◆ Data to use ◆
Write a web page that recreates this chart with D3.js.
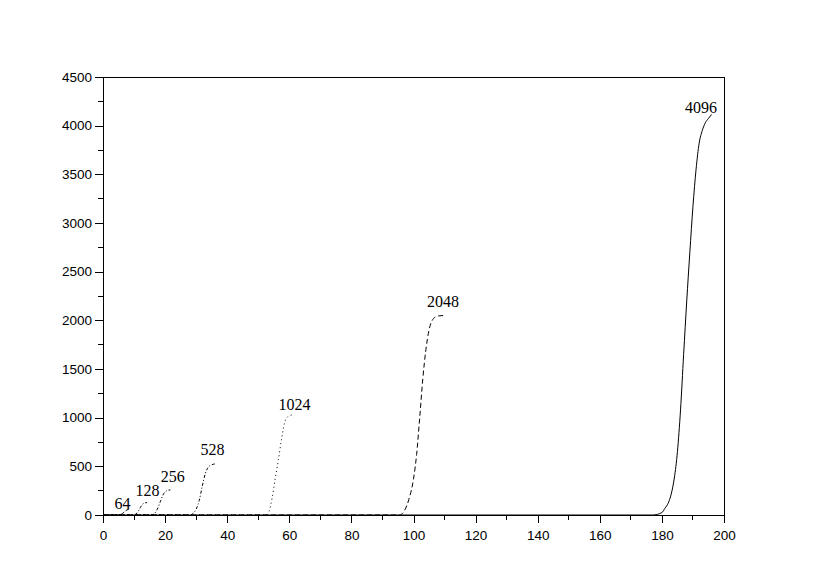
<!DOCTYPE html>
<html>
<head>
<meta charset="utf-8">
<script src="https://cdn.jsdelivr.net/npm/d3@7"></script>
<style>
  html, body { margin: 0; padding: 0; background: #fff; }
  svg { display: block; }
</style>
</head>
<body>
<svg id="chart" width="830" height="588"></svg>
<script>
// ---- data ----
const seriesNames = ["64", "128", "256", "528", "1024", "2048", "4096"];

const x64 = [0, 5, 5.6, 6.3, 7, 7.7, 8.3, 9];
const y64 = [0, 0, 3, 15, 35, 52, 61, 64];

const x128 = [0, 9.8, 10.5, 11.3, 12, 12.7, 13.3, 14.2];
const y128 = [0, 0, 8, 35, 75, 108, 122, 128];

const x256 = [0, 15.8, 16.5, 17.5, 18.5, 19.3, 20, 20.8, 21.7];
const y256 = [0, 0, 12, 60, 140, 205, 238, 252, 258];

const x528 = [0, 28, 29, 30, 31, 32, 33, 34, 35, 36.6];
const y528 = [0, 0, 15, 60, 150, 300, 430, 495, 515, 528];

const x1024 = [0, 52.5, 53.5, 54.5, 55.5, 56.5, 57.5, 58.5, 59.5, 60.5, 61.5];
const y1024 = [0, 0, 40, 180, 380, 570, 780, 950, 1010, 1025, 1030];

const x2048 = [0, 95.5, 97, 98.5, 100, 101, 102, 103, 104, 105, 106.5, 108, 110];
const y2048 = [0, 0, 40, 160, 370, 620, 1000, 1400, 1700, 1900, 2020, 2045, 2050];

const x4096 = [0, 177, 180, 181, 182, 183, 184, 185, 186, 187, 188, 189, 190, 191, 192, 193, 194, 195, 196];
const y4096 = [0, 0, 25, 70, 120, 215, 380, 650, 1080, 1650, 2200, 2700, 3170, 3550, 3820, 3950, 4030, 4075, 4115];

const labelX = [6.3, 14.3, 22.5, 35.3, 61.7, 109.5, 192.6];
const labelY = [123, 257, 401, 678, 1140, 2199, 4192];

const xTicks = [0, 20, 40, 60, 80, 100, 120, 140, 160, 180, 200];
const yTicks = [0, 500, 1000, 1500, 2000, 2500, 3000, 3500, 4000, 4500];
const xMinor = [10, 30, 50, 70, 90, 110, 130, 150, 170, 190];
const yMinor = [250, 750, 1250, 1750, 2250, 2750, 3250, 3750, 4250];

const xs = [x64, x128, x256, x528, x1024, x2048, x4096];
const ys = [y64, y128, y256, y528, y1024, y2048, y4096];
const dashes = ["4,2", "3,2,1,2", "3,2,1,2", "3,2,1,2", "1,3", "5,3", null];

// ---- layout ----
const L = 103, R = 724, T = 77, B = 515;
const svg = d3.select("#chart");
svg.append("rect").attr("width", 830).attr("height", 588).attr("fill", "#fff");

const x = d3.scaleLinear().domain([0, 200]).range([L, R]);
const y = d3.scaleLinear().domain([0, 4500]).range([B, T]);

// frame
svg.append("path")
  .attr("d", `M${L},${T}H${R}V${B}`)
  .attr("fill", "none").attr("stroke", "#000").attr("stroke-width", 1)
  .attr("shape-rendering", "crispEdges");

// axes
const xAxis = d3.axisBottom(x).tickValues(xTicks).tickSize(8).tickPadding(7).tickSizeOuter(0).tickFormat(d3.format("d"));
const gx = svg.append("g").attr("transform", `translate(0,${B})`).call(xAxis);
const yAxis = d3.axisLeft(y).tickValues(yTicks).tickSize(8).tickPadding(3).tickSizeOuter(0).tickFormat(d3.format("d"));
const gy = svg.append("g").attr("transform", `translate(${L},0)`).call(yAxis);
[gx, gy].forEach(g => {
  g.selectAll("text").attr("font-family", "'Liberation Sans', Arial, sans-serif").attr("font-size", 13.5).attr("fill", "#000");
  g.selectAll("line,path").attr("stroke", "#000").attr("shape-rendering", "crispEdges");
});

// minor ticks
svg.append("g").selectAll("line").data(xMinor).join("line")
  .attr("x1", d => x(d)).attr("x2", d => x(d)).attr("y1", B).attr("y2", B + 5)
  .attr("stroke", "#000").attr("shape-rendering", "crispEdges");
svg.append("g").selectAll("line").data(yMinor).join("line")
  .attr("x1", L - 5).attr("x2", L).attr("y1", d => y(d)).attr("y2", d => y(d))
  .attr("stroke", "#000").attr("shape-rendering", "crispEdges");

// curves
const line = d3.line().x(d => x(d[0])).y(d => y(d[1])).curve(d3.curveMonotoneX);
seriesNames.forEach((name, i) => {
  const pts = xs[i].map((v, k) => [v, ys[i][k]]);
  const p = svg.append("path").datum(pts)
    .attr("d", line).attr("fill", "none").attr("stroke", "#000").attr("stroke-width", 1);
  if (dashes[i]) p.attr("stroke-dasharray", dashes[i]);
  svg.append("text")
    .attr("x", x(labelX[i])).attr("y", y(labelY[i])).attr("dy", "0.35em")
    .attr("text-anchor", "middle")
    .attr("font-family", "'Liberation Serif', 'Times New Roman', serif")
    .attr("font-size", 16).attr("fill", "#000")
    .text(name);
});
</script>
</body>
</html>
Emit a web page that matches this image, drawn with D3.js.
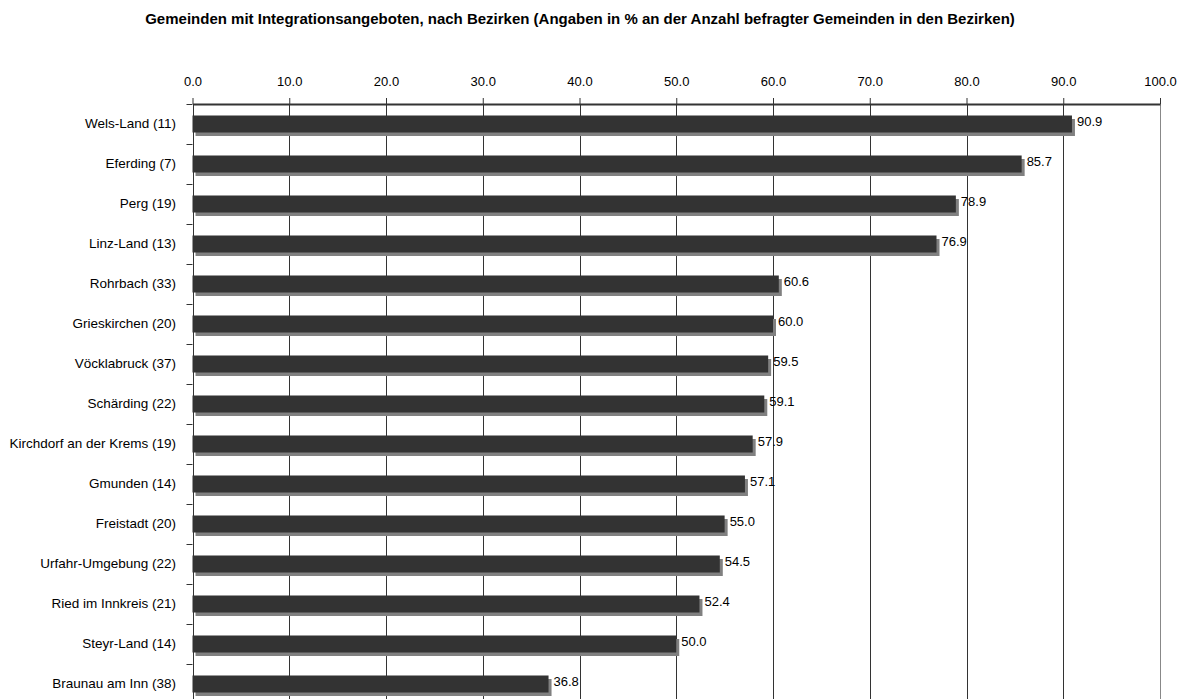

◆ The problem ◆
Quote the material exactly. Pictures stay out.

◆ Task answer ◆
Write a web page that recreates this chart with D3.js.
<!DOCTYPE html>
<html>
<head>
<meta charset="utf-8">
<script src="https://cdn.jsdelivr.net/npm/d3@7"></script>
<style>
  html, body { margin: 0; padding: 0; background: #fff; }
  svg { display: block; }
</style>
</head>
<body>
<svg id="chart" width="830" height="588"></svg>
<script>
// ---- data ----
const seriesNames = ["64", "128", "256", "528", "1024", "2048", "4096"];

const x64 = [0, 5, 5.6, 6.3, 7, 7.7, 8.3, 9];
const y64 = [0, 0, 3, 15, 35, 52, 61, 64];

const x128 = [0, 9.8, 10.5, 11.3, 12, 12.7, 13.3, 14.2];
const y128 = [0, 0, 8, 35, 75, 108, 122, 128];

const x256 = [0, 15.8, 16.5, 17.5, 18.5, 19.3, 20, 20.8, 21.7];
const y256 = [0, 0, 12, 60, 140, 205, 238, 252, 258];

const x528 = [0, 28, 29, 30, 31, 32, 33, 34, 35, 36.6];
const y528 = [0, 0, 15, 60, 150, 300, 430, 495, 515, 528];

const x1024 = [0, 52.5, 53.5, 54.5, 55.5, 56.5, 57.5, 58.5, 59.5, 60.5, 61.5];
const y1024 = [0, 0, 40, 180, 380, 570, 780, 950, 1010, 1025, 1030];

const x2048 = [0, 95.5, 97, 98.5, 100, 101, 102, 103, 104, 105, 106.5, 108, 110];
const y2048 = [0, 0, 40, 160, 370, 620, 1000, 1400, 1700, 1900, 2020, 2045, 2050];

const x4096 = [0, 177, 180, 181, 182, 183, 184, 185, 186, 187, 188, 189, 190, 191, 192, 193, 194, 195, 196];
const y4096 = [0, 0, 25, 70, 120, 215, 380, 650, 1080, 1650, 2200, 2700, 3170, 3550, 3820, 3950, 4030, 4075, 4115];

const labelX = [6.3, 14.3, 22.5, 35.3, 61.7, 109.5, 192.6];
const labelY = [123, 257, 401, 678, 1140, 2199, 4192];

const xTicks = [0, 20, 40, 60, 80, 100, 120, 140, 160, 180, 200];
const yTicks = [0, 500, 1000, 1500, 2000, 2500, 3000, 3500, 4000, 4500];
const xMinor = [10, 30, 50, 70, 90, 110, 130, 150, 170, 190];
const yMinor = [250, 750, 1250, 1750, 2250, 2750, 3250, 3750, 4250];

const xs = [x64, x128, x256, x528, x1024, x2048, x4096];
const ys = [y64, y128, y256, y528, y1024, y2048, y4096];
const dashes = ["4,2", "3,2,1,2", "3,2,1,2", "3,2,1,2", "1,3", "5,3", null];

// ---- layout ----
const L = 103, R = 724, T = 77, B = 515;
const svg = d3.select("#chart");
svg.append("rect").attr("width", 830).attr("height", 588).attr("fill", "#fff");

const x = d3.scaleLinear().domain([0, 200]).range([L, R]);
const y = d3.scaleLinear().domain([0, 4500]).range([B, T]);

// frame
svg.append("path")
  .attr("d", `M${L},${T}H${R}V${B}`)
  .attr("fill", "none").attr("stroke", "#000").attr("stroke-width", 1)
  .attr("shape-rendering", "crispEdges");

// axes
const xAxis = d3.axisBottom(x).tickValues(xTicks).tickSize(8).tickPadding(7).tickSizeOuter(0).tickFormat(d3.format("d"));
const gx = svg.append("g").attr("transform", `translate(0,${B})`).call(xAxis);
const yAxis = d3.axisLeft(y).tickValues(yTicks).tickSize(8).tickPadding(3).tickSizeOuter(0).tickFormat(d3.format("d"));
const gy = svg.append("g").attr("transform", `translate(${L},0)`).call(yAxis);
[gx, gy].forEach(g => {
  g.selectAll("text").attr("font-family", "'Liberation Sans', Arial, sans-serif").attr("font-size", 13.5).attr("fill", "#000");
  g.selectAll("line,path").attr("stroke", "#000").attr("shape-rendering", "crispEdges");
});

// minor ticks
svg.append("g").selectAll("line").data(xMinor).join("line")
  .attr("x1", d => x(d)).attr("x2", d => x(d)).attr("y1", B).attr("y2", B + 5)
  .attr("stroke", "#000").attr("shape-rendering", "crispEdges");
svg.append("g").selectAll("line").data(yMinor).join("line")
  .attr("x1", L - 5).attr("x2", L).attr("y1", d => y(d)).attr("y2", d => y(d))
  .attr("stroke", "#000").attr("shape-rendering", "crispEdges");

// curves
const line = d3.line().x(d => x(d[0])).y(d => y(d[1])).curve(d3.curveMonotoneX);
seriesNames.forEach((name, i) => {
  const pts = xs[i].map((v, k) => [v, ys[i][k]]);
  const p = svg.append("path").datum(pts)
    .attr("d", line).attr("fill", "none").attr("stroke", "#000").attr("stroke-width", 1);
  if (dashes[i]) p.attr("stroke-dasharray", dashes[i]);
  svg.append("text")
    .attr("x", x(labelX[i])).attr("y", y(labelY[i])).attr("dy", "0.35em")
    .attr("text-anchor", "middle")
    .attr("font-family", "'Liberation Serif', 'Times New Roman', serif")
    .attr("font-size", 16).attr("fill", "#000")
    .text(name);
});
</script>
</body>
</html>
Emit a web page that matches this image, drawn with D3.js.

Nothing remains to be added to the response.